# What the task asks
Return each line of the data below exactly, omitting any pictures.
┄┄┄┄┄┄
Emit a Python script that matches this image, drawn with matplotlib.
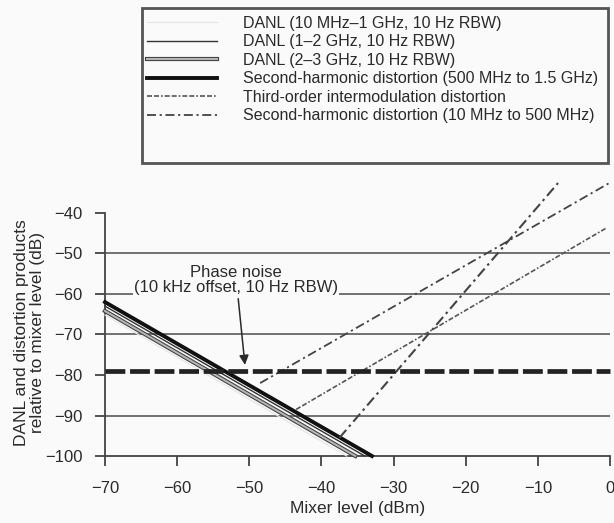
import matplotlib
matplotlib.use("Agg")
import matplotlib.pyplot as plt
import matplotlib.patheffects as pe
from matplotlib.patches import Rectangle

plt.rcParams['font.family'] = ['Liberation Sans', 'DejaVu Sans']

# data (mixer level dBm -> dB relative to mixer level)
danl_10m_x = [-70, -36.5]
danl_10m_y = [-65.2, -100]
danl_1g_x = [-70, -34]
danl_1g_y = [-63, -100]
danl_2g_x = [-70, -35.3]
danl_2g_y = [-64.2, -100]
shd_hi_x = [-70, -33]
shd_hi_y = [-62, -100]
toi_x = [-43.5, -0.5]
toi_y = [-88.5, -43.7]
shd_lo_x = [-48.5, 0]
shd_lo_y = [-82, -32.5]
steep_x = [-37.5, -7.2]
steep_y = [-95.5, -32.6]
phase_x = [-70, 0]
phase_y = [-79, -79]
grid_levels = [-50, -60, -70, -90]
xticks = [-70, -60, -50, -40, -30, -20, -10, 0]
yticks = [-40, -50, -60, -70, -80, -90, -100]

bg = '#fafafa'
ink = '#2a2a2a'
fig = plt.figure(figsize=(6.14, 5.23), dpi=100, facecolor=bg)
ax = fig.add_axes([0.171, 0.1281, 0.8225, 0.5266], facecolor=bg)

ax.hlines(grid_levels, -70, 0, color='#5a5a5a', lw=1.2, zorder=1)

l_10m, = ax.plot(danl_10m_x, danl_10m_y, color='#e6e6e6', lw=0.9, zorder=3,
                 label='DANL (10 MHz\u20131 GHz, 10 Hz RBW)')
l_2g, = ax.plot(danl_2g_x, danl_2g_y, color='#b8b8b8', lw=1.4, zorder=3,
                path_effects=[pe.Stroke(linewidth=3.0, foreground='#444'), pe.Normal()],
                label='DANL (2\u20133 GHz, 10 Hz RBW)')
l_1g, = ax.plot(danl_1g_x, danl_1g_y, color='#333', lw=1.0, zorder=3,
                label='DANL (1\u20132 GHz, 10 Hz RBW)')
l_hi, = ax.plot(shd_hi_x, shd_hi_y, color='#111', lw=2.8, zorder=3,
                label='Second-harmonic distortion (500 MHz to 1.5 GHz)')
l_toi, = ax.plot(toi_x, toi_y, color='#555', lw=1.2, zorder=3,
                 linestyle=(0, (3, 1.2, 3, 1.2, 1, 1.2)),
                 label='Third-order intermodulation distortion')
l_lo, = ax.plot(shd_lo_x, shd_lo_y, color='#444', lw=1.3, zorder=3,
                linestyle=(0, (5, 2, 1.2, 2)),
                label='Second-harmonic distortion (10 MHz to 500 MHz)')
ax.plot(steep_x, steep_y, color='#444', lw=1.5, zorder=3,
        linestyle=(0, (5, 2, 1.2, 2)))
ax.plot(phase_x, phase_y, color='#222', lw=3.4, zorder=3,
        linestyle=(0, (4.2, 1.0)), solid_capstyle='butt', dash_capstyle='butt')

for ln in ax.lines:
    ln.set_clip_on(False)

ax.annotate('Phase noise\n(10 kHz offset, 10 Hz RBW)', xy=(-50.6, -77.5), xytext=(-51.8, -56.5),
            ha='center', va='center', fontsize=12, color=ink, linespacing=1.05, zorder=2.5,
            bbox=dict(boxstyle='square,pad=0.05', fc=bg, ec='none'),
            arrowprops=dict(arrowstyle='-|>', color=ink, lw=1.1, mutation_scale=14,
                            shrinkA=2, shrinkB=0))

ax.set_xlim(-70, 0)
ax.set_ylim(-100, -32)
ax.set_xticks(xticks)
ax.set_yticks(yticks)
ax.set_xticklabels([f'\u2212{-t}' if t < 0 else str(t) for t in xticks])
ax.set_yticklabels([f'\u2212{-t}' for t in yticks])
ax.tick_params(axis='x', direction='out', length=7, width=1.3, pad=11, labelsize=12,
               colors='#444', labelcolor=ink)
ax.tick_params(axis='y', direction='out', length=7, width=1.3, pad=9, labelsize=12,
               colors='#444', labelcolor=ink)
for s in ['top', 'right']:
    ax.spines[s].set_visible(False)
for s in ['left', 'bottom']:
    ax.spines[s].set_color('#444')
    ax.spines[s].set_linewidth(1.3)
ax.spines['left'].set_bounds(-100, -40)

ax.set_xlabel('Mixer level (dBm)', fontsize=12.5, color=ink)
ax.xaxis.set_label_coords(0.5, -0.165)
ax.set_ylabel('DANL and distortion products\nrelative to mixer level (dB)', fontsize=12.5,
              color=ink, linespacing=1.05)
ax.yaxis.set_label_coords(-0.119, 0.447)

# legend box drawn separately so the padding matches the reference
fig.patches.append(Rectangle((0.2313, 0.6883), 0.759, 0.2964, transform=fig.transFigure,
                             fill=False, ec='#555', lw=2.0))
handles = [l_10m, l_1g, l_2g, l_hi, l_toi, l_lo]
fig.legend(handles, [h.get_label() for h in handles], loc='upper left',
           bbox_to_anchor=(0.2394, 0.970), frameon=False, fontsize=11.5,
           handlelength=4.4, handletextpad=1.6, labelspacing=0.22, borderpad=0,
           borderaxespad=0, labelcolor=ink)

fig.savefig('out.png', dpi=100, facecolor=bg)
┄┄┄┄┄┄
# Correct output
Emit a Python script that matches this image, drawn with matplotlib.
import matplotlib
matplotlib.use("Agg")
import matplotlib.pyplot as plt
import matplotlib.patheffects as pe
from matplotlib.patches import Rectangle

plt.rcParams['font.family'] = ['Liberation Sans', 'DejaVu Sans']

# data (mixer level dBm -> dB relative to mixer level)
danl_10m_x = [-70, -36.5]
danl_10m_y = [-65.2, -100]
danl_1g_x = [-70, -34]
danl_1g_y = [-63, -100]
danl_2g_x = [-70, -35.3]
danl_2g_y = [-64.2, -100]
shd_hi_x = [-70, -33]
shd_hi_y = [-62, -100]
toi_x = [-43.5, -0.5]
toi_y = [-88.5, -43.7]
shd_lo_x = [-48.5, 0]
shd_lo_y = [-82, -32.5]
steep_x = [-37.5, -7.2]
steep_y = [-95.5, -32.6]
phase_x = [-70, 0]
phase_y = [-79, -79]
grid_levels = [-50, -60, -70, -90]
xticks = [-70, -60, -50, -40, -30, -20, -10, 0]
yticks = [-40, -50, -60, -70, -80, -90, -100]

bg = '#fafafa'
ink = '#2a2a2a'
fig = plt.figure(figsize=(6.14, 5.23), dpi=100, facecolor=bg)
ax = fig.add_axes([0.171, 0.1281, 0.8225, 0.5266], facecolor=bg)

ax.hlines(grid_levels, -70, 0, color='#5a5a5a', lw=1.2, zorder=1)

l_10m, = ax.plot(danl_10m_x, danl_10m_y, color='#e6e6e6', lw=0.9, zorder=3,
                 label='DANL (10 MHz\u20131 GHz, 10 Hz RBW)')
l_2g, = ax.plot(danl_2g_x, danl_2g_y, color='#b8b8b8', lw=1.4, zorder=3,
                path_effects=[pe.Stroke(linewidth=3.0, foreground='#444'), pe.Normal()],
                label='DANL (2\u20133 GHz, 10 Hz RBW)')
l_1g, = ax.plot(danl_1g_x, danl_1g_y, color='#333', lw=1.0, zorder=3,
                label='DANL (1\u20132 GHz, 10 Hz RBW)')
l_hi, = ax.plot(shd_hi_x, shd_hi_y, color='#111', lw=2.8, zorder=3,
                label='Second-harmonic distortion (500 MHz to 1.5 GHz)')
l_toi, = ax.plot(toi_x, toi_y, color='#555', lw=1.2, zorder=3,
                 linestyle=(0, (3, 1.2, 3, 1.2, 1, 1.2)),
                 label='Third-order intermodulation distortion')
l_lo, = ax.plot(shd_lo_x, shd_lo_y, color='#444', lw=1.3, zorder=3,
                linestyle=(0, (5, 2, 1.2, 2)),
                label='Second-harmonic distortion (10 MHz to 500 MHz)')
ax.plot(steep_x, steep_y, color='#444', lw=1.5, zorder=3,
        linestyle=(0, (5, 2, 1.2, 2)))
ax.plot(phase_x, phase_y, color='#222', lw=3.4, zorder=3,
        linestyle=(0, (4.2, 1.0)), solid_capstyle='butt', dash_capstyle='butt')

for ln in ax.lines:
    ln.set_clip_on(False)

ax.annotate('Phase noise\n(10 kHz offset, 10 Hz RBW)', xy=(-50.6, -77.5), xytext=(-51.8, -56.5),
            ha='center', va='center', fontsize=12, color=ink, linespacing=1.05, zorder=2.5,
            bbox=dict(boxstyle='square,pad=0.05', fc=bg, ec='none'),
            arrowprops=dict(arrowstyle='-|>', color=ink, lw=1.1, mutation_scale=14,
                            shrinkA=2, shrinkB=0))

ax.set_xlim(-70, 0)
ax.set_ylim(-100, -32)
ax.set_xticks(xticks)
ax.set_yticks(yticks)
ax.set_xticklabels([f'\u2212{-t}' if t < 0 else str(t) for t in xticks])
ax.set_yticklabels([f'\u2212{-t}' for t in yticks])
ax.tick_params(axis='x', direction='out', length=7, width=1.3, pad=11, labelsize=12,
               colors='#444', labelcolor=ink)
ax.tick_params(axis='y', direction='out', length=7, width=1.3, pad=9, labelsize=12,
               colors='#444', labelcolor=ink)
for s in ['top', 'right']:
    ax.spines[s].set_visible(False)
for s in ['left', 'bottom']:
    ax.spines[s].set_color('#444')
    ax.spines[s].set_linewidth(1.3)
ax.spines['left'].set_bounds(-100, -40)

ax.set_xlabel('Mixer level (dBm)', fontsize=12.5, color=ink)
ax.xaxis.set_label_coords(0.5, -0.165)
ax.set_ylabel('DANL and distortion products\nrelative to mixer level (dB)', fontsize=12.5,
              color=ink, linespacing=1.05)
ax.yaxis.set_label_coords(-0.119, 0.447)

# legend box drawn separately so the padding matches the reference
fig.patches.append(Rectangle((0.2313, 0.6883), 0.759, 0.2964, transform=fig.transFigure,
                             fill=False, ec='#555', lw=2.0))
handles = [l_10m, l_1g, l_2g, l_hi, l_toi, l_lo]
fig.legend(handles, [h.get_label() for h in handles], loc='upper left',
           bbox_to_anchor=(0.2394, 0.970), frameon=False, fontsize=11.5,
           handlelength=4.4, handletextpad=1.6, labelspacing=0.22, borderpad=0,
           borderaxespad=0, labelcolor=ink)

fig.savefig('out.png', dpi=100, facecolor=bg)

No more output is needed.